July 30th, 2013 § 1 comment § permalink

Le Stella is a brasserie/bistro on Avenue Victor Hugo in the very affluent, posh 16th Arondissement of Paris. Few tourists among the conservatively dressed, well mannered clientele — mainly residents of the neighborhood who are as conservative in politics as they are in dining habits. No Asian, Italian, Spanish or (heaven forbid) American influences have invaded the kitchen. The menu is pure Eternal France. As one food writer has put it: “The dishes are what Grandma would have cooked (if she was a very good cook) or what would be on the menu if you took Grandma out for Sunday dinner.” Like any proper brasserie, Stella has a vast bank of oysters, other bivalves and crustaceans outside the entry door, manned by guys with striped shirts, fisherman’s hats and shucking instruments (of course, a rugged Breton fisher-guy selling oysters is a clear signifier of the freshness of the seafood). HG/BSK have often launched their dinners there with some oysters and a bowl of bulots (sea snails) with freshly made mayonnaise. If HG wishes a light repast he moves on to pickled herring with potato salad. Then soupe de poisson (with some assertive rouille). Cheese course is rich St. Marcellin (accompanied by a glass of the very nice house Bordeaux). Finale is the sumptuous Ile Flottante. A glass of Vielle Prune (a strong digestif). At other times HG chooses steak tartare with pommes frites; tripes a la mode de caen; blanquette de veau; choucroute (a Wednesday special); tete de veau (admittedly a special taste); grilled pig’s foot.

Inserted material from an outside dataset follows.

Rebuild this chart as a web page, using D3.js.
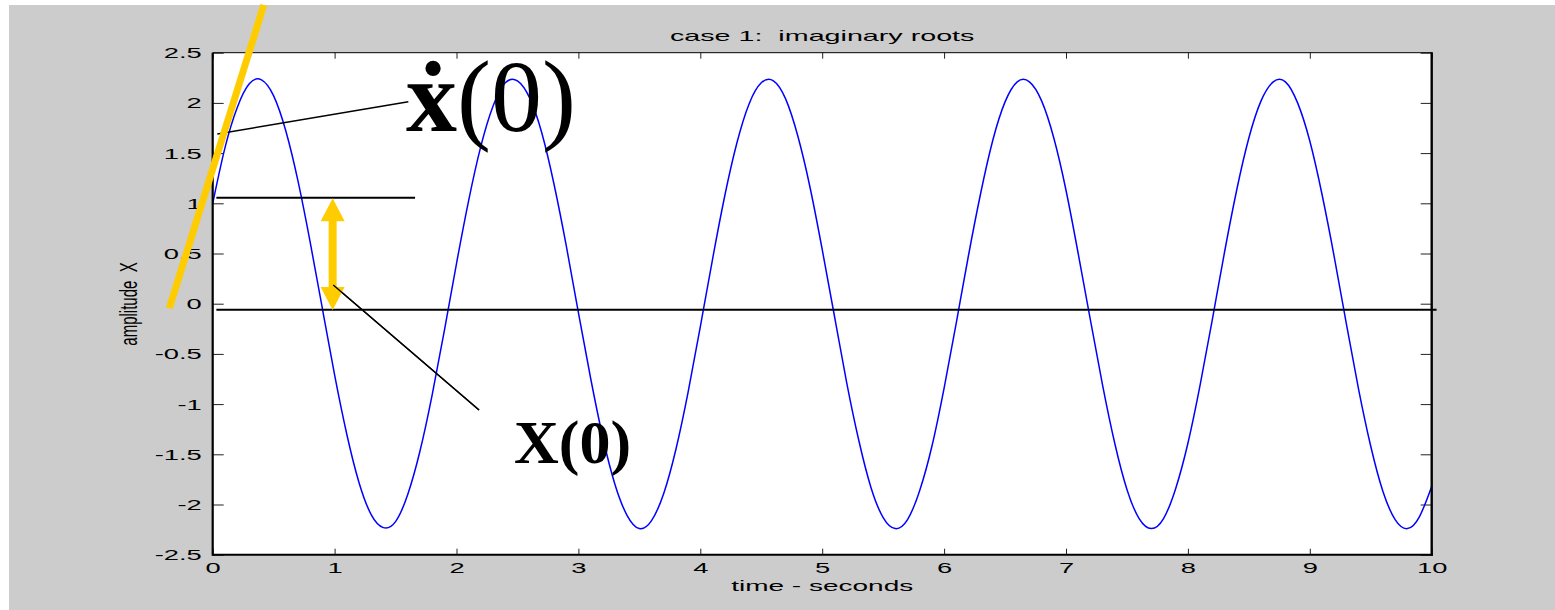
<!DOCTYPE html>
<html>
<head>
<meta charset="utf-8">
<script src="https://cdn.jsdelivr.net/npm/d3@7"></script>
<style>
  html, body { margin: 0; padding: 0; background: #ffffff; }
  svg { display: block; }
  .mtext { font-family: "Liberation Sans", Arial, Helvetica, sans-serif; font-size: 14px; fill: #000; white-space: pre; }
  .serif { font-family: "Liberation Serif", "Times New Roman", serif; fill: #000; }
</style>
</head>
<body>
<svg id="chart" width="1555" height="610"></svg>
<script>
// ---- data ---------------------------------------------------------------
// sampling step of the response (seconds)
const sampleStep = 0.1;
// displacement x(t) sampled every 0.1 s from t = 0 to t = 10
const amplitude = [
   1.00,  1.55,  1.95,  2.19,  2.23,  2.07,  1.72,  1.22,  0.61, -0.05,
  -0.71, -1.30, -1.78, -2.10, -2.23, -2.17, -1.90, -1.47, -0.91, -0.27,
   0.40,  1.03,  1.57,  1.97,  2.20,  2.22,  2.05,  1.70,  1.19,  0.58,
  -0.09, -0.74, -1.33, -1.80, -2.11, -2.24, -2.16, -1.89, -1.45, -0.88,
  -0.23,  0.44,  1.07,  1.60,  1.99,  2.20,  2.22,  2.04,  1.67,  1.16,
   0.54, -0.12, -0.78, -1.36, -1.83, -2.13, -2.24, -2.15, -1.86, -1.42,
  -0.84, -0.19,  0.48,  1.10,  1.63,  2.01,  2.21,  2.21,  2.02,  1.65,
   1.13,  0.50, -0.16, -0.81, -1.39, -1.85, -2.14, -2.24, -2.14, -1.84,
  -1.39, -0.81, -0.16,  0.51,  1.13,  1.65,  2.02,  2.21,  2.21,  2.00,
   1.62,  1.09,  0.47, -0.20, -0.85, -1.42, -1.87, -2.15, -2.24, -2.12,
  -1.82
];
const timeSec = amplitude.map((_, i) => +(i * sampleStep).toFixed(2));

const xTicks = [0, 1, 2, 3, 4, 5, 6, 7, 8, 9, 10];
const xTickLabels = ["0", "1", "2", "3", "4", "5", "6", "7", "8", "9", "10"];
const yTicks = [-2.5, -2, -1.5, -1, -0.5, 0, 0.5, 1, 1.5, 2, 2.5];
const yTickLabels = ["-2.5", "-2", "-1.5", "-1", "-0.5", "0", "0.5", "1", "1.5", "2", "2.5"];

const titleText = "case 1:  imaginary roots";
const xLabelText = "time - seconds";
const yLabelText = "amplitude  X";

// annotation geometry, in data units (t, x)
const referenceLines = [            // horizontal guide lines
  { t0: 0.03, t1: 10.04, level: -0.06 },
  { t0: 0.03, t1: 1.66, level: 1.056 }
];
const slopeLine = { t0: -0.356, x0: -0.046, t1: 0.419, x1: 2.975 };   // initial slope
const offsetArrow = { t: 0.984, from: -0.063, to: 1.05 };            // x(0) offset
const leaderLines = [
  { t0: 0.038, x0: 1.69, t1: 1.605, x1: 2.012 },
  { t0: 0.989, x0: 0.186, t1: 2.185, x1: -1.059 }
];

// ---- layout -------------------------------------------------------------
const svg = d3.select("#chart");
const plot = { left: 212.7, right: 1431.7, top: 52.7, bottom: 554.7 };
const stretch = 1.95;   // horizontal stretch of the figure's small text

const x = d3.scaleLinear().domain([0, 10]).range([plot.left, plot.right]);
const y = d3.scaleLinear().domain([-2.5, 2.5]).range([plot.bottom, plot.top]);

// figure background
svg.append("rect").attr("x", 9).attr("y", 5).attr("width", 1555 - 9).attr("height", 610 - 5)
  .attr("fill", "#cccccc");
// axes background
svg.append("rect").attr("x", plot.left).attr("y", plot.top)
  .attr("width", plot.right - plot.left).attr("height", plot.bottom - plot.top)
  .attr("fill", "#ffffff");

// ---- ticks --------------------------------------------------------------
function tickLines(g) { g.select(".domain").remove(); g.selectAll("line").attr("stroke", "#222").attr("stroke-width", 1); }

svg.append("g").attr("transform", `translate(0,${plot.bottom})`)
  .call(d3.axisBottom(x).tickValues(xTicks).tickSizeInner(-6).tickSizeOuter(0)
    .tickFormat((d, i) => xTickLabels[i]))
  .call(tickLines)
  .call(g => g.selectAll("text")
    .attr("class", "mtext").attr("y", 18.3).attr("dy", 0)
    .attr("transform", `scale(${stretch},1)`)
    .attr("font-size", null).attr("font-family", null));

svg.append("g").attr("transform", `translate(0,${plot.top})`)
  .call(d3.axisTop(x).tickValues(xTicks).tickSizeInner(-6).tickSizeOuter(0).tickFormat(""))
  .call(tickLines);

svg.append("g").attr("transform", `translate(${plot.left},0)`)
  .call(d3.axisLeft(y).tickValues(yTicks).tickSizeInner(-11).tickSizeOuter(0)
    .tickFormat((d, i) => yTickLabels[i]))
  .call(tickLines)
  .call(g => g.selectAll("text")
    .attr("class", "mtext").attr("x", -11 / stretch).attr("dy", "0.36em")
    .attr("transform", `scale(${stretch},1)`)
    .attr("font-size", null).attr("font-family", null));

svg.append("g").attr("transform", `translate(${plot.right},0)`)
  .call(d3.axisRight(y).tickValues(yTicks).tickSizeInner(-11).tickSizeOuter(0).tickFormat(""))
  .call(tickLines);

// ---- response curve -------------------------------------------------------
const line = d3.line()
  .x((d, i) => x(timeSec[i]))
  .y(d => y(d))
  .curve(d3.curveNatural);

svg.append("path").datum(amplitude)
  .attr("d", line)
  .attr("fill", "none")
  .attr("stroke", "#0000ff")
  .attr("stroke-width", 1.5);

// ---- axes box -----------------------------------------------------------
const box = svg.append("g").attr("stroke", "#000").attr("fill", "none");
box.append("line").attr("x1", plot.left).attr("x2", plot.right).attr("y1", plot.top).attr("y2", plot.top).attr("stroke-width", 1);
box.append("line").attr("x1", plot.left).attr("x2", plot.right + 1.2).attr("y1", plot.bottom).attr("y2", plot.bottom).attr("stroke-width", 2);
box.append("line").attr("x1", plot.left).attr("x2", plot.left).attr("y1", plot.top).attr("y2", plot.bottom + 1).attr("stroke-width", 2.2);
box.append("line").attr("x1", plot.right).attr("x2", plot.right).attr("y1", plot.top - 0.5).attr("y2", plot.bottom + 1).attr("stroke-width", 2.4);

// ---- titles -------------------------------------------------------------
const cx = (plot.left + plot.right) / 2;
svg.append("text").attr("class", "mtext").attr("text-anchor", "middle")
  .attr("xml:space", "preserve")
  .attr("transform", `translate(${cx},41) scale(2.05,1)`)
  .text(titleText);
svg.append("text").attr("class", "mtext").attr("text-anchor", "middle")
  .attr("transform", `translate(${cx},591) scale(2.0,1)`)
  .text(xLabelText);
svg.append("text").attr("class", "mtext").attr("text-anchor", "middle")
  .attr("xml:space", "preserve")
  .attr("font-size", 15).style("font-size", "15px")
  .attr("transform", `translate(137,304) scale(1.6,1) rotate(-90)`)
  .text(yLabelText);

// ---- annotations ----------------------------------------------------------
const gold = "#ffcc00";

svg.append("g").selectAll("line").data(referenceLines).join("line")
  .attr("x1", d => x(d.t0)).attr("x2", d => x(d.t1))
  .attr("y1", d => y(d.level)).attr("y2", d => y(d.level))
  .attr("stroke", "#000").attr("stroke-width", 2);

svg.append("g").selectAll("line").data(leaderLines).join("line")
  .attr("x1", d => x(d.t0)).attr("y1", d => y(d.x0))
  .attr("x2", d => x(d.t1)).attr("y2", d => y(d.x1))
  .attr("stroke", "#000").attr("stroke-width", 1.4);

// initial-slope line
svg.append("line")
  .attr("x1", x(slopeLine.t0)).attr("y1", y(slopeLine.x0))
  .attr("x2", x(slopeLine.t1)).attr("y2", y(slopeLine.x1))
  .attr("stroke", gold).attr("stroke-width", 7);

// double-headed arrow marking x(0)
{
  const ax = x(offsetArrow.t), yTop = y(offsetArrow.to), yBot = y(offsetArrow.from);
  const headW = 12, headL = 23, shaft = 4;
  const p = d3.path();
  p.moveTo(ax, yTop);
  p.lineTo(ax + headW, yTop + headL);
  p.lineTo(ax + shaft, yTop + headL);
  p.lineTo(ax + shaft, yBot - headL);
  p.lineTo(ax + headW, yBot - headL);
  p.lineTo(ax, yBot);
  p.lineTo(ax - headW, yBot - headL);
  p.lineTo(ax - shaft, yBot - headL);
  p.lineTo(ax - shaft, yTop + headL);
  p.lineTo(ax - headW, yTop + headL);
  p.closePath();
  svg.append("path").attr("d", p.toString()).attr("fill", gold);
}
// redraw the lower leader on top of the arrow head
svg.append("line")
  .attr("x1", x(leaderLines[1].t0)).attr("y1", y(leaderLines[1].x0))
  .attr("x2", x(leaderLines[1].t1)).attr("y2", y(leaderLines[1].x1))
  .attr("stroke", "#000").attr("stroke-width", 1.4);

// x-dot(0) label: bold x, dot accent pulled back over it, then "(0)"
const vel = svg.append("text").attr("class", "serif").attr("x", 406).attr("y", 131)
  .attr("font-size", 102);
vel.append("tspan").attr("font-weight", "bold").text("x");
vel.append("tspan").attr("font-weight", "bold").attr("dx", -41).text("\u02D9");
vel.append("tspan").attr("dx", 7).text("(0)");

// X(0) label
svg.append("text").attr("class", "serif").attr("x", 514).attr("y", 463)
  .attr("font-size", 62).attr("font-weight", "bold")
  .text("X(0)");
</script>
</body>
</html>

And, there are times when HG switches from an oyster starter to diving into sizzling escargots or the more delicate pleasures of smoked salmon with blini or a frisee salad. A happy choice is to share a carre d’agneau (rack of lamb) with BSK, a lady who is an adventurous eater but has not developed a passion for tripe or the interior and exterior of a calf’s head. Service, under the supervision of manager Christian, is friendly and professional. One warning: On a visit to Stella (without HG/BSK) intrepid SJ ordered the Andouilette, a house specialty. SJ thought this was a spicy, New Orleans-type pork sausage. Wrong. Stella’s Andouilette is a chitterling sausage, a sausage with rather intense barnyard odors and the distinct flavor of pig shit. Like fressing up tiny little song birds, this is one French food passion HG (and SJ) doesn’t share.